6. Leveraged Loan Index Monitor – The Leveraged Loan Index rose 8.0 points last week, ending at 1862.
7. TED Spread Monitor – The TED spread fell 0.9 basis points last week, ending the week at 20.5 bps this week versus last week’s print of 21.36 bps.
8. CRB Commodity Price Index – The CRB index fell -1.4%, ending the week at 307 versus 311 the prior week. As compared with the prior month, commodity prices have increased 1.3% We generally regard changes in commodity prices on the margin as having meaningful consumption implications.
9. Euribor-OIS Spread – The Euribor-OIS spread (the difference between the euro interbank lending rate and overnight indexed swaps) measures bank counterparty risk in the Eurozone. The OIS is analogous to the effective Fed Funds rate in the United States. Banks lending at the OIS do not swap principal, so counterparty risk in the OIS is minimal. By contrast, the Euribor rate is the rate offered for unsecured interbank lending. Thus, the spread between the two isolates counterparty risk. The Euribor-OIS spread widened by 2 bps to 16 bps.
10. Chinese Interbank Rate (Shifon Index) – The Shifon Index rose 19 basis points last week, ending the week at 2.5% versus last week’s print of 2.31%. The Shifon Index measures banks’ overnight lending rates to one another, a gauge of systemic stress in the Chinese banking system.

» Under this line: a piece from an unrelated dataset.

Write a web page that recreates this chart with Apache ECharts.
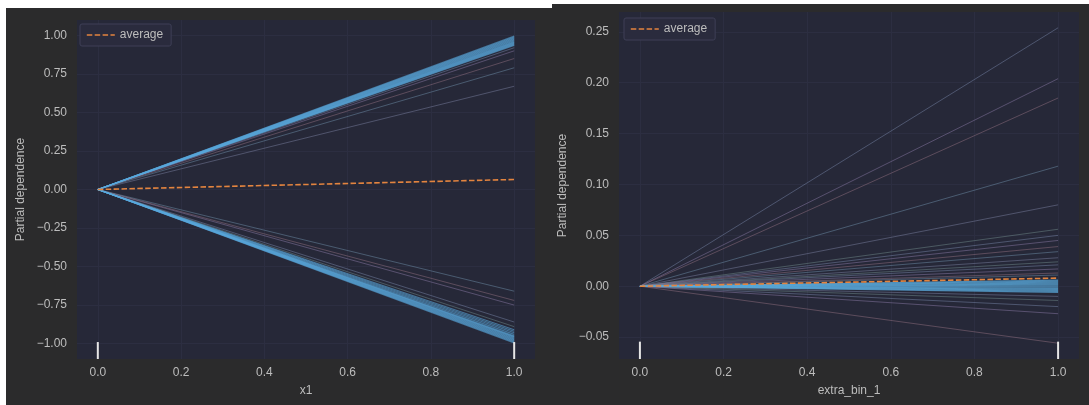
<!DOCTYPE html>
<html><head><meta charset="utf-8">
<script src="https://cdn.jsdelivr.net/npm/echarts@6/dist/echarts.min.js"></script>
<style>html,body{margin:0;padding:0;background:#fff}#c{width:1089px;height:405px}</style>
</head><body><div id="c"></div>
<script>
// ---- data ----
const xGrid = [0, 1];
const iceStart = 0;
// panel 1: x1
const x1BandEnds = [0.995, 0.99, 0.985, 0.98, 0.975, 0.97, 0.965, 0.96, 0.955, 0.95, 0.945, 0.94, 0.935,
                    -0.995, -0.99, -0.985, -0.98, -0.975, -0.97, -0.965, -0.96, -0.955, -0.95, -0.94, -0.93, -0.92, -0.91];
const x1OtherEnds = [0.92, 0.9, 0.85, 0.79, 0.67, -0.89, -0.86, -0.75, -0.72, -0.66];
const x1AverageEnd = 0.065;
const x1Deciles = [0, 1];
// panel 2: extra_bin_1
const bin1BandEnds = [0.006, 0.005, 0.004, 0.003, 0.002, 0.001, 0, -0.001, -0.002, -0.003, -0.004, -0.005, -0.006];
const bin1OtherEnds = [0.254, 0.204, 0.185, 0.118, 0.08, 0.056, 0.05, 0.045, 0.039, 0.034, 0.028, 0.024, 0.021,
                       0.017, 0.013, 0.011, -0.01, -0.014, -0.02, -0.027, -0.056];
const bin1AverageEnd = 0.008;
const bin1Deciles = [0, 1];
// ticks and labels
const xTicks = [0, 0.2, 0.4, 0.6, 0.8, 1.0];
const x1YTicks = [-1, -0.75, -0.5, -0.25, 0, 0.25, 0.5, 0.75, 1];
const bin1YTicks = [-0.05, 0, 0.05, 0.1, 0.15, 0.2, 0.25];
const xNames = ['x1', 'extra_bin_1'];
const yName = 'Partial dependence';
const legendName = 'average';

// ---- styling ----
const PANEL = '#2b2b2c';
const PLOT = '#262838';
const GRIDC = '#2c2e41';
const TXT = '#bdbdbd';
const AVG = '#e3843f';
const BAND = '#5aa9dc';
const FAINT = ['#7584a6', '#8a7aa6', '#927080', '#6d8ea8', '#7a7fa0', '#6f8a8a'];
const FONT = 'Liberation Sans, Arial, sans-serif';
const FS = 12;
const minus = s => s.replace('-', '\u2212');

const yRanges = [[-1.1, 1.1], [-0.0715, 0.2695]];

function iceSeries(ends, gi, colorFn, width, opacity, z) {
  return ends.map((v, i) => ({
    type: 'line', xAxisIndex: gi, yAxisIndex: gi, silent: true, symbol: 'none', z: z,
    data: xGrid.map((x, k) => [x, k === 0 ? iceStart : v]),
    lineStyle: { color: colorFn(i), width: width, opacity: opacity },
    emphasis: { disabled: true }, animation: false
  }));
}
function avgSeries(end, gi) {
  return {
    name: legendName, type: 'line', xAxisIndex: gi, yAxisIndex: gi, symbol: 'none', z: 10,
    data: xGrid.map((x, k) => [x, k === 0 ? iceStart : end]),
    lineStyle: { color: AVG, width: 1.6, type: [5.5, 2.4] }, itemStyle: { color: AVG },
    emphasis: { disabled: true }, animation: false
  };
}
function rugSeries(decs, gi) {
  const [lo, hi] = yRanges[gi];
  return decs.map(d => ({
    type: 'line', xAxisIndex: gi, yAxisIndex: gi, silent: true, symbol: 'none', z: 12,
    data: [[d, lo], [d, lo + 0.05 * (hi - lo)]],
    lineStyle: { color: '#e6e6e6', width: 2 }, animation: false
  }));
}
function xAxis(gi) {
  return {
    gridIndex: gi, type: 'value', min: -0.05, max: 1.05,
    axisLine: { show: false }, axisTick: { show: false, customValues: xTicks },
    axisLabel: { customValues: xTicks, color: TXT, fontSize: FS, fontFamily: FONT, margin: 8,
                 formatter: v => minus(v.toFixed(1)) },
    splitLine: { show: true, lineStyle: { color: GRIDC, width: 1 } },
    name: xNames[gi], nameLocation: 'middle', nameGap: 26,
    nameTextStyle: { color: TXT, fontSize: FS, fontFamily: FONT }
  };
}
function yAxis(gi, ticks) {
  return {
    gridIndex: gi, type: 'value', min: yRanges[gi][0], max: yRanges[gi][1],
    axisLine: { show: false }, axisTick: { show: false, customValues: ticks },
    axisLabel: { customValues: ticks, color: TXT, fontSize: FS, fontFamily: FONT, margin: 10,
                 formatter: v => minus(v.toFixed(2)) },
    splitLine: { show: true, lineStyle: { color: GRIDC, width: 1 } },
    name: yName, nameLocation: 'middle', nameGap: 50,
    nameTextStyle: { color: TXT, fontSize: FS, fontFamily: FONT }
  };
}
function legend(left, top) {
  return {
    left: left, top: top, data: [legendName], orient: 'vertical',
    backgroundColor: '#2a2b3d', borderColor: '#3e3f56', borderWidth: 1, borderRadius: 2,
    padding: [5, 8, 5, 6], itemWidth: 28, itemHeight: 12, itemGap: 4,
    itemStyle: { opacity: 0 },
    lineStyle: { color: AVG, width: 1.6, type: [5.5, 2.4] },
    textStyle: { color: TXT, fontSize: FS, fontFamily: FONT }, selectedMode: false
  };
}

const option = {
  backgroundColor: '#ffffff',
  animation: false,
  graphic: [
    { type: 'rect', z: -10, silent: true, shape: { x: 6, y: 8, width: 546, height: 397 }, style: { fill: PANEL } },
    { type: 'rect', z: -10, silent: true, shape: { x: 552, y: 4, width: 537, height: 401 }, style: { fill: PANEL } }
  ],
  grid: [
    { left: 77, top: 20, width: 458, height: 339, show: true, backgroundColor: PLOT, borderWidth: 0 },
    { left: 619, top: 12, width: 460, height: 347, show: true, backgroundColor: PLOT, borderWidth: 0 }
  ],
  legend: [legend(80, 24), legend(624, 18)],
  xAxis: [xAxis(0), xAxis(1)],
  yAxis: [yAxis(0, x1YTicks), yAxis(1, bin1YTicks)],
  series: [].concat(
    iceSeries(x1OtherEnds, 0, i => FAINT[i % FAINT.length], 1, 0.5, 2),
    iceSeries(x1BandEnds, 0, () => BAND, 1.2, 0.6, 3),
    [avgSeries(x1AverageEnd, 0)],
    rugSeries(x1Deciles, 0),
    iceSeries(bin1OtherEnds, 1, i => FAINT[i % FAINT.length], 1, 0.5, 2),
    iceSeries(bin1BandEnds, 1, () => BAND, 1.2, 0.7, 3),
    [avgSeries(bin1AverageEnd, 1)],
    rugSeries(bin1Deciles, 1)
  )
};
const chart = echarts.init(document.getElementById('c'), null, { renderer: 'canvas' });
chart.setOption(option);
</script></body></html>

11. Chinese Steel – Steel prices in China rose 0.2% last week, or 5 yuan/ton, to 3337 yuan/ton. We use Chinese steel rebar prices to gauge Chinese construction activity, and, by extension, the health of the Chinese economy.
12. 2-10 Spread – Last week the 2-10 spread tightened to 216 bps, -7 bps tighter than a week ago. We track the 2-10 spread as an indicator of bank margin pressure.
13. XLF Macro Quantitative Setup – Our Macro team's quantitative setup in the XLF shows 0.7% upside to TRADE resistance of $22.14 and 1.2% downside to TRADE support of $21.73.